Exercise: Primes Below 10

Exercise 10 Very easy

Prerequisites for the exercise

  1. Python Random Numbers
  2. All previous chapters

Objective

Determine whether a randomly-generated positive integer below 10 is a prime number or not.

Description

A prime number is an integer greater than 1 that's only divisble by two numbers — itself and the number 1.

The first 10 primes are listed as follows: 2, 3, 5, 7, 11, 13, 17, 19, 23, 29.

A composite number is the exact opposite of a prime. It's an integer that's divisble by more than two integers. For instance, 4 is composite. It's divisible by three integers: 1, 2, and 4.

In this exercise, you have to generate a random positive integer below 10 and then check whether it's a prime number.

If it is prime, print:

<integer> is prime.

or otherwise print:

<integer> is NOT prime.

where <integer> is the randomly-generated integer.

Shown below are a couple of examples:

4 is NOT prime.
1 is NOT prime.
3 is prime.
View Solution

New file

Inside the directory you created for this course on Python, create a new folder called Exercise-10-Primes-Below-10 and put the .py solution files for this exercise within it.

Solution

The main task in this exercise is to determine how to check whether a given integer is prime. Let's get to it...

First let's list down all positive integers below 10.

1, 2, 3, 4, 5, 6, 7, 8, 9

In this list, only 2, 3, 5, and 7 are prime. The rest are all composite, except for 1 which is neither prime, nor composite.

Based on this, the most straighforward way to check whether an integer below 10 is prime or not is to check whether it is 2, 3, 5, or 7. If it is, we know for sure that we are dealing with a prime.

In our case, we'll go with this very logic to check whether our randomly-generated integer is prime.

Here's the code:

import random

n = random.randint(1, 9)

if n == 2 or n == 3 or n == 5 or n == 7:
    print(n, 'is prime.')
else:
    print(n, 'is NOT prime.')

In the if's header, we use the or keyword to check for the truth of either of the conditions n == 2, n == 3, n == 5, or n == 7. If any one is true, the following if block is executed.

Otherwise, the else block comes into action.

This completes our exercise.

In this exercise, we had a very small domain to apply the prime test to (only 9 integers) and likewise used a direct way to solve it. However, when you study number theory or algorithms in general, you'll see that programs utilising the concept of primes are endless, and there we couldn't just enumerate all primes as we did here.

Well, according to a theorem in maths, there are infinitely many primes, so no program could ever enumerate all of them anyway!

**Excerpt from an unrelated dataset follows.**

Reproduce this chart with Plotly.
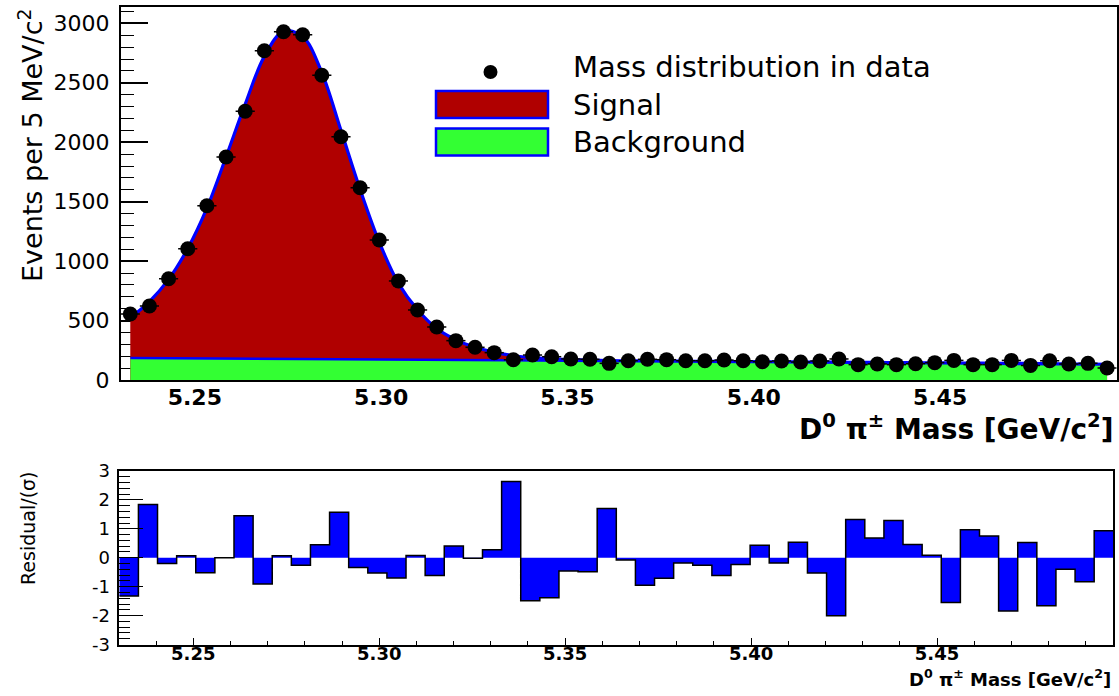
import numpy as np
import plotly.graph_objects as go

W, H = 1119, 696

# ---------------- data ----------------
X_LO, X_HI = 5.2301, 5.4974          # axis range [GeV/c^2]
N_BINS = 52

data_counts = [555, 622, 852, 1104, 1466, 1876, 2260, 2770, 2929, 2904,
               2563, 2046, 1617, 1177, 833, 589, 446, 331, 275, 230,
               170, 210, 196, 177, 174, 140, 162, 174, 171, 162,
               162, 168, 162, 154, 160, 151, 160, 177, 129, 135,
               129, 137, 146, 165, 129, 129, 165, 123, 162, 135,
               140, 101]

fit_total = [524, 660, 846, 1106, 1446, 1876, 2320, 2722, 2933, 2890,
             2586, 2100, 1603, 1159, 813, 591, 433, 338, 275, 234,
             204, 188, 177, 171, 167, 163, 161, 160, 159, 158,
             157, 156, 155, 154, 153, 152, 151, 150, 149, 148,
             146, 145, 144, 143, 142, 141, 140, 139, 137, 135,
             133, 131]

bkg_mass = [5.2327, 5.30, 5.35, 5.40, 5.45, 5.4948]
bkg_vals = [186, 172, 162, 151, 140, 130]

residuals = [-1.32, 1.84, -0.20, 0.07, -0.52, 0.00, 1.45, -0.91, 0.07, -0.26,
             0.45, 1.57, -0.34, -0.53, -0.70, 0.08, -0.61, 0.41, -0.02, 0.28,
             2.64, -1.49, -1.38, -0.46, -0.48, 1.70, -0.08, -0.95, -0.71, -0.18,
             -0.26, -0.61, -0.23, 0.43, -0.18, 0.54, -0.53, -2.01, 1.32, 0.68,
             1.29, 0.46, 0.09, -1.55, 0.97, 0.75, -1.84, 0.53, -1.66, -0.40,
             -0.83, 0.93]

x_tick_vals = [5.25, 5.30, 5.35, 5.40, 5.45]
x_tick_text = ["5.25", "5.30", "5.35", "5.40", "5.45"]
y_tick_vals = [0, 500, 1000, 1500, 2000, 2500, 3000]
y_tick_text = ["0", "500", "1000", "1500", "2000", "2500", "3000"]
r_tick_vals = [-3, -2, -1, 0, 1, 2, 3]
r_tick_text = ["-3", "-2", "-1", "0", "1", "2", "3"]

legend_labels = ["Mass distribution in data", "Signal", "Background"]

# ---------------- helpers ----------------
edges = np.linspace(X_LO, X_HI, N_BINS + 1)
centers = 0.5 * (edges[:-1] + edges[1:])
half_bin = 0.5 * (edges[1] - edges[0])


def px(x):
    return x / W


def py(y):
    return 1 - y / H


FONT = "DejaVu Sans"
RED = "#b00000"
GREEN = "#33ff33"
BLUE = "#0000ff"

fig = go.Figure()

# total fit (signal + background) as red area with blue line
fig.add_trace(go.Scatter(x=centers, y=fit_total, mode="lines",
                         line=dict(color=BLUE, width=3.2, shape="spline"),
                         fill="tozeroy", fillcolor=RED,
                         xaxis="x", yaxis="y", hoverinfo="skip"))
# background as green area
fig.add_trace(go.Scatter(x=bkg_mass, y=bkg_vals, mode="lines",
                         line=dict(color=BLUE, width=2.5, shape="spline"),
                         fill="tozeroy", fillcolor=GREEN,
                         xaxis="x", yaxis="y", hoverinfo="skip"))
# data points
fig.add_trace(go.Scatter(x=centers, y=data_counts, mode="markers",
                         marker=dict(color="black", size=15),
                         error_x=dict(type="constant", value=half_bin,
                                      thickness=1.5, width=0, color="black"),
                         xaxis="x", yaxis="y"))

# residual histogram (step)
step_x = list(edges)
step_y = list(residuals) + [residuals[-1]]
fig.add_trace(go.Scatter(x=step_x, y=step_y, mode="lines",
                         line=dict(color="black", width=1.5, shape="hv"),
                         fill="tozeroy", fillcolor=BLUE,
                         xaxis="x2", yaxis="y2", hoverinfo="skip"))

axis_common = dict(showline=True, linecolor="black", linewidth=1.5,
                   mirror=True, showgrid=False, zeroline=False,
                   automargin=False)

fig.update_layout(
    width=W, height=H, autosize=False,
    margin=dict(l=0, r=0, t=0, b=0, pad=0, autoexpand=False),
    paper_bgcolor="white", plot_bgcolor="white",
    showlegend=False,
    font=dict(family=FONT, color="black"),
    xaxis=dict(domain=[px(120.7), px(1116.7)], range=[X_LO, X_HI],
               anchor="y", ticks="", tickvals=x_tick_vals,
               ticktext=x_tick_text,
               tickfont=dict(family=FONT, size=22, weight="bold"),
               ticklabelstandoff=-3, **axis_common),
    yaxis=dict(domain=[py(380), py(6.7)], range=[0, 3140], anchor="x",
               ticks="inside", ticklen=28, tickwidth=1.5, tickcolor="black",
               tickvals=y_tick_vals, ticktext=y_tick_text,
               minor=dict(ticks="inside", ticklen=14, dtick=100,
                          tickwidth=1.2, tickcolor="black"),
               tickfont=dict(family=FONT, size=22),
               ticklabelstandoff=5, layer="below traces", **axis_common),
    xaxis2=dict(domain=[px(119.3), px(1113.3)], range=[X_LO, X_HI],
                anchor="y2", ticks="inside", ticklen=7, tickwidth=1.2,
                tickcolor="black", tickvals=x_tick_vals,
                ticktext=x_tick_text,
                minor=dict(ticks="inside", ticklen=4, dtick=0.01,
                           tick0=5.25, tickwidth=1, tickcolor="black"),
                tickfont=dict(family=FONT, size=18, weight="bold"),
                ticklabelstandoff=-8, **axis_common),
    yaxis2=dict(domain=[py(644.5), py(471)], range=[-3, 3], anchor="x2",
                ticks="inside", ticklen=24, tickwidth=1.2, tickcolor="black",
                tickvals=r_tick_vals, ticktext=r_tick_text,
                minor=dict(ticks="inside", ticklen=11, dtick=0.2,
                           tickwidth=1, tickcolor="black"),
                tickfont=dict(family=FONT, size=18),
                ticklabelstandoff=4, **axis_common),
)

annotations = [
    dict(text="<b>D<sup>0</sup> π<sup>±</sup> Mass [GeV/c<sup>2</sup>]</b>",
         x=px(1116), y=py(427), xref="paper", yref="paper",
         xanchor="right", yanchor="middle", showarrow=False,
         font=dict(family=FONT, size=28)),
    dict(text="Events per 5 MeV/c<sup>2</sup>", textangle=-90,
         x=px(31), y=py(6), xref="paper", yref="paper",
         xanchor="center", yanchor="top", showarrow=False,
         font=dict(family=FONT, size=27)),
    dict(text="<b>D<sup>0</sup> π<sup>±</sup> Mass [GeV/c<sup>2</sup>]</b>",
         x=px(1113), y=py(678), xref="paper", yref="paper",
         xanchor="right", yanchor="middle", showarrow=False,
         font=dict(family=FONT, size=18)),
    dict(text="Residual/(σ)", textangle=-90,
         x=px(28), y=py(469), xref="paper", yref="paper",
         xanchor="center", yanchor="top", showarrow=False,
         font=dict(family=FONT, size=19)),
]
legend_y = [67, 105, 142]
for lab, ly in zip(legend_labels, legend_y):
    annotations.append(dict(text=lab, x=px(571), y=py(ly), xref="paper",
                            yref="paper", xanchor="left", yanchor="middle",
                            showarrow=False, font=dict(family=FONT, size=29)))
fig.update_layout(annotations=annotations)

shapes = [
    dict(type="circle", xref="paper", yref="paper",
         x0=px(483.5), x1=px(497.5), y0=py(79), y1=py(65),
         fillcolor="black", line=dict(color="black", width=0)),
    dict(type="rect", xref="paper", yref="paper",
         x0=px(436), x1=px(548), y0=py(118), y1=py(91),
         fillcolor=RED, line=dict(color=BLUE, width=2.5)),
    dict(type="rect", xref="paper", yref="paper",
         x0=px(436), x1=px(548), y0=py(155.5), y1=py(128.5),
         fillcolor=GREEN, line=dict(color=BLUE, width=2.5)),
]
fig.update_layout(shapes=shapes)

fig.write_html("out.html", config={"displayModeBar": False},
               post_script="document.body.style.margin='0';"
                           "document.body.style.overflow='hidden';")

The most important algorithm that has interested mathematicians and computer scientists for quite a long time, and still does, is how to determine whether a given integer is prime. There are multiple efficiency steps devised over the years that can make primality tests fast enough for manageable integers.

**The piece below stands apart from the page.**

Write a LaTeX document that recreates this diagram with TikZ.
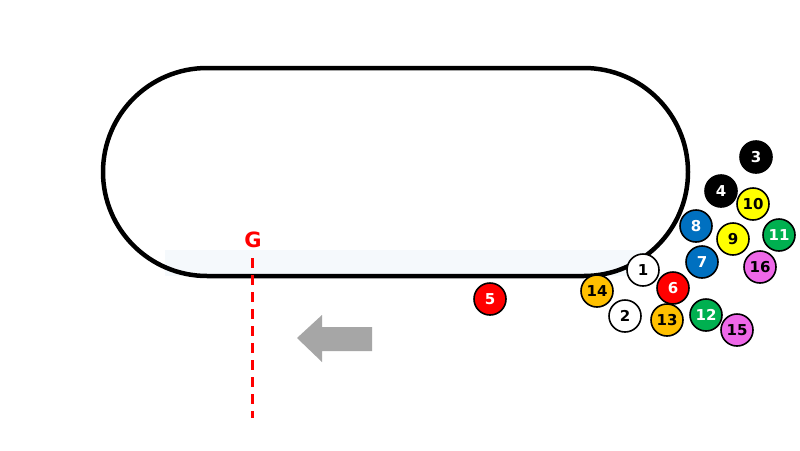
\documentclass[tikz,border=0pt]{standalone}
\usepackage{fontspec}
\setmainfont{DejaVu Sans}
\definecolor{cblue}{RGB}{0,112,192}
\definecolor{cgreen}{RGB}{0,176,80}
\definecolor{cyellow}{RGB}{255,255,0}
\definecolor{corange}{RGB}{255,192,0}
\definecolor{cred}{RGB}{255,0,0}
\definecolor{cpink}{RGB}{238,104,232}
\definecolor{cband}{RGB}{245,249,252}
\definecolor{carrow}{RGB}{166,166,166}
\begin{document}
\begin{tikzpicture}[x=1pt,y=-1pt,
  horse/.style={circle,draw=black,line width=1.6pt,minimum size=32pt,inner sep=0pt,font=\bfseries\fontsize{15}{15}\selectfont},
  dk/.style={horse,fill=#1,text=white},
  lt/.style={horse,fill=#1,text=black}]
\useasboundingbox (0,0) rectangle (800,450);
\fill[white] (0,0) rectangle (800,450);
\fill[cband] (165,250) rectangle (650,276);
\draw[line width=4.5pt,rounded corners=104pt] (103,68) rectangle (688,276);
\node[text=cred,font=\bfseries\fontsize{21}{21}\selectfont] (G) at (253,240) {G};
\coordinate (gtop) at (252,258);
\coordinate (gbot) at (252,418);
\draw[cred,line width=3pt,dash pattern=on 10pt off 7pt] (gtop) -- (gbot);
\fill[carrow] (297,338) -- (322,315) -- (322,327) -- (372,327) -- (372,351) -- (322,351) -- (322,362) -- cycle;
\node[dk=black] (h3) at (756,157) {3};
\node[dk=black] (h4) at (721,191) {4};
\node[lt=cyellow] (h10) at (753,204) {10};
\node[dk=cblue] (h8) at (696,226) {8};
\node[lt=cyellow] (h9) at (733,239) {9};
\node[dk=cgreen] (h11) at (779,235) {11};
\node[dk=cblue] (h7) at (702,262) {7};
\node[lt=cpink] (h16) at (760,267) {16};
\node[lt=white] (h1) at (643,270) {1};
\node[dk=cred] (h6) at (673,288) {6};
\node[lt=corange] (h14) at (597,291) {14};
\node[dk=cred] (h5) at (490,299) {5};
\node[lt=white] (h2) at (625,316) {2};
\node[lt=corange] (h13) at (667,320) {13};
\node[dk=cgreen] (h12) at (706,315) {12};
\node[lt=cpink] (h15) at (737,330) {15};
\end{tikzpicture}
\end{document}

Sometimes, humongous numbers can be passed through the primality test very efficiently if they are of the form 2p - 1, as there is a relatively quicker test for such integers known as the Lucas-Lehmer Test.

The world of primes and number theory is an extremely interesting place to discover. And if you know programming, it becomes even more interesting.

Who says computer science is not math?